On 2020-04-11 12:52 p.m., Chris Angelico wrote:
On Sun, Apr 12, 2020 at 1:37 AM Soni L. <fakedme...@gmail.com> wrote:
> in current python, you can't safely handle exceptions, *because* of the 
remote chance of them being raised *by the wrong thing/for the wrong reason*.
>
> rust doesn't have that problem, as it effectively forces you to handle 
exceptions all the time, and is constantly wrapping and unwrapping exceptions in 
exceptions and whatnot.
>
> I'm not saying rust has the best solution.

You can't add 0.5 to a Python integers, because there's a remote
chance that you'll get OverflowError trying to convert it to float.
Some other language, in which all integers are signed 32-bit values,
doesn't have this problem, as it effectively forces you to handle
overflows all the time. Is that better than Python?

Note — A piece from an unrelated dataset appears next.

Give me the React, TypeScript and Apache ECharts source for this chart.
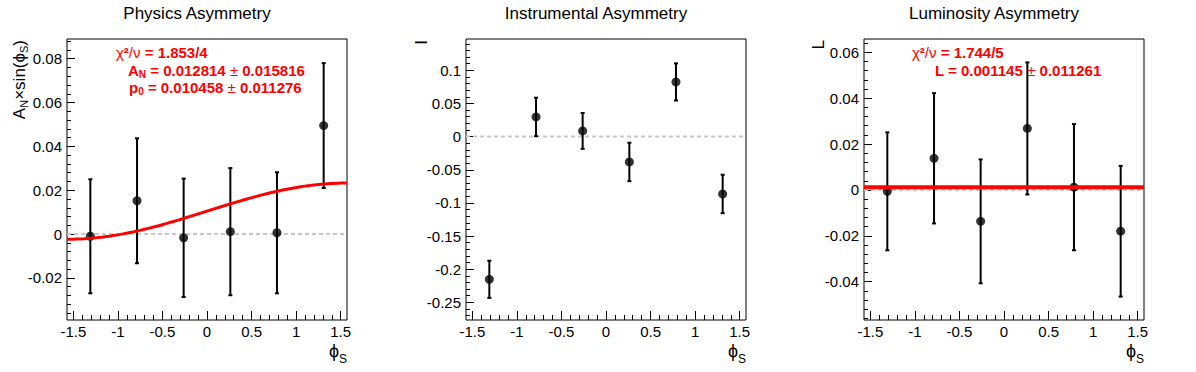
import React, { useEffect, useRef } from "react";
import * as echarts from "echarts";

// ---- data (bin centres in phi_S and measured asymmetries) ----
const X_CENTERS = [-1.309, -0.785, -0.262, 0.262, 0.785, 1.309];

const PHYS_VALUES = [-0.001, 0.0152, -0.0017, 0.0011, 0.0006, 0.0495];
const PHYS_ERRORS = [0.026, 0.0285, 0.027, 0.029, 0.0276, 0.0285];

const INST_VALUES = [-0.2153, 0.0297, 0.0086, -0.0382, 0.0825, -0.0865];
const INST_ERRORS = [0.028, 0.029, 0.027, 0.029, 0.028, 0.029];

const LUMI_VALUES = [-0.0006, 0.0138, -0.0137, 0.0268, 0.0012, -0.018];
const LUMI_ERRORS = [0.0257, 0.0284, 0.027, 0.0288, 0.0275, 0.0285];

// fit parameters shown in the stat boxes
const PHYS_P0 = 0.010458;
const PHYS_AN = 0.012814;
const LUMI_L = 0.001145;

// ---- axes ----
const X_RANGE = [-Math.PI / 2, Math.PI / 2];
const X_TICKS = [-1.5, -1, -0.5, 0, 0.5, 1, 1.5];
const X_MINOR_STEP = 0.1;

const PHYS_Y_RANGE = [-0.0392, 0.089];
const PHYS_Y_TICKS = [-0.02, 0, 0.02, 0.04, 0.06, 0.08];
const PHYS_Y_MINOR_STEP = 0.004;

const INST_Y_RANGE = [-0.2767, 0.1473];
const INST_Y_TICKS = [-0.25, -0.2, -0.15, -0.1, -0.05, 0, 0.05, 0.1];
const INST_Y_MINOR_STEP = 0.01;

const LUMI_Y_RANGE = [-0.0567, 0.0658];
const LUMI_Y_TICKS = [-0.04, -0.02, 0, 0.02, 0.04, 0.06];
const LUMI_Y_MINOR_STEP = 0.004;

const TITLES = ["Physics Asymmetry", "Instrumental Asymmetry", "Luminosity Asymmetry"];

const FONT = "'Liberation Sans', Arial, Helvetica, sans-serif";
const PW = 1196 / 3;
const GRID_LEFT = 67;
const GRID_TOP = 39;
const GRID_W = 280;
const GRID_H = 281;

function minorTicks(lo: number, hi: number, step: number): number[] {
  const out: number[] = [];
  const start = Math.ceil(lo / step - 1e-9);
  const end = Math.floor(hi / step + 1e-9);
  for (let k = start; k <= end; k++) out.push(Math.round(k * step * 1e6) / 1e6);
  return out;
}

function physFit(): number[][] {
  const pts: number[][] = [];
  const n = 100;
  for (let k = 0; k <= n; k++) {
    const x = X_RANGE[0] + ((X_RANGE[1] - X_RANGE[0]) * k) / n;
    pts.push([x, PHYS_P0 + PHYS_AN * Math.sin(x)]);
  }
  return pts;
}

export default function App() {
  const ref = useRef<HTMLDivElement>(null);

  useEffect(() => {
    document.body.style.margin = "0";
    if (!ref.current) return;
    const chart = echarts.init(ref.current, null, { renderer: "svg" });

    const panels = [
      { values: PHYS_VALUES, errors: PHYS_ERRORS, yRange: PHYS_Y_RANGE, yTicks: PHYS_Y_TICKS, yMinor: PHYS_Y_MINOR_STEP },
      { values: INST_VALUES, errors: INST_ERRORS, yRange: INST_Y_RANGE, yTicks: INST_Y_TICKS, yMinor: INST_Y_MINOR_STEP },
      { values: LUMI_VALUES, errors: LUMI_ERRORS, yRange: LUMI_Y_RANGE, yTicks: LUMI_Y_TICKS, yMinor: LUMI_Y_MINOR_STEP },
    ];

    const grids: any[] = [];
    const xAxes: any[] = [];
    const yAxes: any[] = [];
    const series: any[] = [];
    const graphics: any[] = [];

    const xMinor = minorTicks(X_TICKS[0], X_TICKS[X_TICKS.length - 1], X_MINOR_STEP);

    panels.forEach((p, i) => {
      const left = GRID_LEFT + Math.round(i * PW);
      grids.push({
        left,
        top: GRID_TOP,
        width: GRID_W,
        height: GRID_H,
        show: true,
        borderColor: "#000",
        borderWidth: 1,
        backgroundColor: "transparent",
      });
      const common = {
        type: "value",
        gridIndex: i,
        axisLine: { show: false, onZero: false },
        splitLine: { show: false },
        minorTick: { show: false },
      };
      xAxes.push({
        ...common,
        position: "bottom",
        min: X_RANGE[0],
        max: X_RANGE[1],
        axisTick: { show: true, inside: true, length: 9, customValues: X_TICKS, lineStyle: { color: "#000", width: 1 } },
        axisLabel: { show: true, customValues: X_TICKS, color: "#000", fontSize: 15, fontFamily: FONT, margin: 4 },
      });
      xAxes.push({
        ...common,
        position: "bottom",
        min: X_RANGE[0],
        max: X_RANGE[1],
        axisTick: { show: true, inside: true, length: 5, customValues: xMinor, lineStyle: { color: "#000", width: 1 } },
        axisLabel: { show: false },
      });
      const yMinorVals = minorTicks(p.yRange[0], p.yRange[1], p.yMinor);
      yAxes.push({
        ...common,
        position: "left",
        min: p.yRange[0],
        max: p.yRange[1],
        axisTick: { show: true, inside: true, length: 8, customValues: p.yTicks, lineStyle: { color: "#000", width: 1 } },
        axisLabel: { show: true, customValues: p.yTicks, color: "#000", fontSize: 15, fontFamily: FONT, margin: 5 },
      });
      yAxes.push({
        ...common,
        position: "left",
        min: p.yRange[0],
        max: p.yRange[1],
        axisTick: { show: true, inside: true, length: 4, customValues: yMinorVals, lineStyle: { color: "#000", width: 1 } },
        axisLabel: { show: false },
      });

      const xi = 2 * i;
      const yi = 2 * i;

      series.push({
        type: "line",
        xAxisIndex: xi,
        yAxisIndex: yi,
        data: [
          [X_RANGE[0], 0],
          [X_RANGE[1], 0],
        ],
        symbol: "none",
        silent: true,
        lineStyle: { color: "#c8c8c8", width: 2, type: [4, 3] },
        z: 1,
      });

      series.push({
        type: "custom",
        xAxisIndex: xi,
        yAxisIndex: yi,
        data: X_CENTERS.map((x, k) => [x, p.values[k], p.errors[k]]),
        encode: { x: 0, y: 1 },
        z: 3,
        silent: true,
        renderItem: (_params: any, api: any) => {
          const x = api.value(0);
          const y = api.value(1);
          const e = api.value(2);
          const top = api.coord([x, y + e]);
          const bot = api.coord([x, y - e]);
          const style = { stroke: "#000", lineWidth: 2 };
          return {
            type: "group",
            children: [
              { type: "line", shape: { x1: top[0], y1: top[1], x2: bot[0], y2: bot[1] }, style },
              { type: "line", shape: { x1: top[0] - 2, y1: top[1], x2: top[0] + 2, y2: top[1] }, style },
              { type: "line", shape: { x1: bot[0] - 2, y1: bot[1], x2: bot[0] + 2, y2: bot[1] }, style },
            ],
          };
        },
      });

      series.push({
        type: "scatter",
        xAxisIndex: xi,
        yAxisIndex: yi,
        data: X_CENTERS.map((x, k) => [x, p.values[k]]),
        symbol: "circle",
        symbolSize: 9,
        itemStyle: { color: "#000" },
        silent: true,
        z: 4,
      });

      graphics.push({
        type: "text",
        x: Math.round(i * PW) + 197,
        y: 13,
        z: 100,
        style: { text: TITLES[i], align: "center", verticalAlign: "middle", font: `17px ${FONT}`, fill: "#000" },
      });

      graphics.push({
        type: "text",
        x: left + GRID_W,
        y: 351,
        z: 100,
        style: {
          text: "{m|ϕ}{s|S}",
          align: "right",
          verticalAlign: "middle",
          rich: {
            m: { fontSize: 18, fontFamily: FONT, fill: "#000", lineHeight: 28 },
            s: { fontSize: 12, fontFamily: FONT, fill: "#000", lineHeight: 12, padding: [16, 0, 0, 0] },
          },
        },
      });
    });

    series.push({
      type: "line",
      xAxisIndex: 0,
      yAxisIndex: 0,
      data: physFit(),
      symbol: "none",
      silent: true,
      lineStyle: { color: "#ff0000", width: 3 },
      z: 5,
    });
    series.push({
      type: "line",
      xAxisIndex: 4,
      yAxisIndex: 4,
      data: [
        [X_RANGE[0], LUMI_L],
        [X_RANGE[1], LUMI_L],
      ],
      symbol: "none",
      silent: true,
      lineStyle: { color: "#ff0000", width: 4 },
      z: 5,
    });

    const blackRich = {
      n: { fontSize: 17, fontFamily: FONT, fill: "#000", lineHeight: 20 },
      s: { fontSize: 11, fontFamily: FONT, fill: "#000", lineHeight: 11, padding: [9, 0, 0, 0] },
    };
    // y-axis titles
    graphics.push({
      type: "text",
      x: 19,
      y: 40,
      rotation: Math.PI / 2,
      z: 100,
      style: { text: "{n|A}{s|N}{n|×sin(ϕ}{s|S}{n|)}", align: "right", verticalAlign: "middle", rich: blackRich },
    });
    graphics.push({
      type: "text",
      x: GRID_LEFT + Math.round(PW) - 45,
      y: 40,
      rotation: Math.PI / 2,
      z: 100,
      style: { text: "I", align: "right", verticalAlign: "middle", font: `17px ${FONT}`, fill: "#000" },
    });
    graphics.push({
      type: "text",
      x: GRID_LEFT + Math.round(2 * PW) - 46,
      y: 40,
      rotation: Math.PI / 2,
      z: 100,
      style: { text: "L", align: "right", verticalAlign: "middle", font: `17px ${FONT}`, fill: "#000" },
    });

    const redRich = {
      n: { fontSize: 15, fontFamily: FONT, fontWeight: "bold", fill: "#ff0000", lineHeight: 18 },
      g: { fontSize: 15, fontFamily: FONT, fontWeight: "normal", fill: "#ff0000", lineHeight: 18 },
      s: { fontSize: 10, fontFamily: FONT, fontWeight: "bold", fill: "#ff0000", lineHeight: 10, padding: [8, 0, 0, 0] },
    };
    const stats = [
      { x: 116, y: 52, text: "{g|χ}{n|²}{g|/}{g|ν}{n| = 1.853/4}" },
      { x: 128, y: 70, text: "{n|A}{s|N}{n| = 0.012814 }{g|±}{n| 0.015816}" },
      { x: 129, y: 87, text: "{n|p}{s|0}{n| = 0.010458 }{g|±}{n| 0.011276}" },
      { x: 912, y: 52, text: "{g|χ}{n|²}{g|/}{g|ν}{n| = 1.744/5}" },
      { x: 935, y: 70, text: "{n|L = 0.001145 }{g|±}{n| 0.011261}" },
    ];
    stats.forEach((s) => {
      graphics.push({
        type: "text",
        x: s.x,
        y: s.y,
        z: 100,
        style: { text: s.text, align: "left", verticalAlign: "middle", rich: redRich },
      });
    });

    chart.setOption({
      animation: false,
      grid: grids,
      xAxis: xAxes,
      yAxis: yAxes,
      series,
      graphic: graphics,
    });

    return () => chart.dispose();
  }, []);

  return <div ref={ref} style={{ width: 1196, height: 372 }} />;
}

> I don't like how it's so explicit about error handling. sometimes letting it bubble up is great. but rust 
doesn't have the problem of exception handling being inherently dangerous, context-sensitive, and destructive to 
application logic. python's exception handling is effectively a form of dynamic scoping, as defined by 
wikipedia: "In some languages, however, "part of a program" refers to "portion of run time 
(time period during execution)", and is known as dynamic scope.".
>
> this is the whole problem.
>

You haven't yet proven that this is a problem. You haven't
demonstrated that your solution is, in any way, better than simply
subclassing the exceptions. Your proposal requires that every level in
the call stack explicitly handle exception scoping and that every
exception raising site magically know whether to scope the exception
or not; Python *already* allows the raise site to choose to use a
subclass of the exception type, which is a far more useful mechanism.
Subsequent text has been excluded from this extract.